It's not a criticism, it's an observation.
Running Away
Mike Cox
When I was fourteen, I ran away from home. My plan was to live in the woods until I was 21 then get a job and start my adult life. After a couple of hours, I shifted to plan B.
I hid near Bruce Leach's house waiting for his mother to leave. He was older than I so I figured he would have a good alternate plan. As it turned out, Bruce married more times than the Gabor sisters, so I was on thin ice relying on his decision making skills.
When the blue Chevy drove away, I knocked on the door. Bruce had been in the car, and his mother answered the door. She shamed me into going home barely three hours after I bolted for a life of freedom. The reason I left was hair.

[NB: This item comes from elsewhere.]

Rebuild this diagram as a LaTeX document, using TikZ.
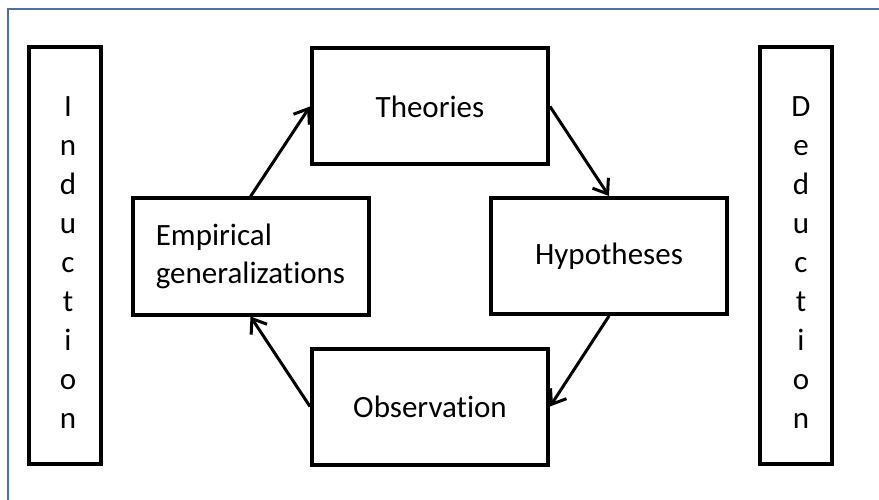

Most of the guys I grew up with were forced into short hair. Flattop, butch, sidewalls, all involved a no nonsense barber our dads' age with a pair of clippers.
Then the Beatles came along, and we all wanted longer hair. Not as long as what is considered conservative today but longer than was accepted then. Most adults thought we were going to ruin civilization. I'm not sure what Lib Coleman's dad thought when he walked in on us as Lib put pink rollers in my long locks, but there was disgust in his face.
Today's kids want to wear their pants below their butts. They are trying to emulate their heroes; incarcerated criminals. The Beatles and the Dave Carl Five, who influenced 60s' hair styles, were cool. Anyone
who watches Cops
knows most criminals are really stupid, yet young men idolize them to the point of dressing like them.
Everyone else realizes how stupid it looks. Besides, if you have to run, your pants will fall to your ankles. Yet, like backward baseball caps, half mast drawers refuse to go out of style.
A town in Louisiana is making sagging pants illegal. It would make more sense to determine what young guys find so appealing about convicts, but the folks in charge are more concerned with image than problem solving.
We always target the wrong things. Kids want to be cool and want their peers to accept them as such. They don't care what adults think and will never consider adults, especially their parents, cool, no matter what happens.
We live in a permissive society. Police departments are overworked. Lawyers know every trick in the book. Anyone stupid enough to get himself incarcerated should be a laughing stock, not a hero. Yet kids find street cred and excitement in those people. Why?
Parents no more understand their kids these days than our parents understood us. Yet our role models were constructive. Rebellious, yes, but constructive. Today's role models are dimwits who rebel. They have no redeeming social value.
I can't for the life of me figure why anyone would walk around looking like that, but they do. Instead of passing laws trying to make them conform to our standards, we need to figure why theirs are so low.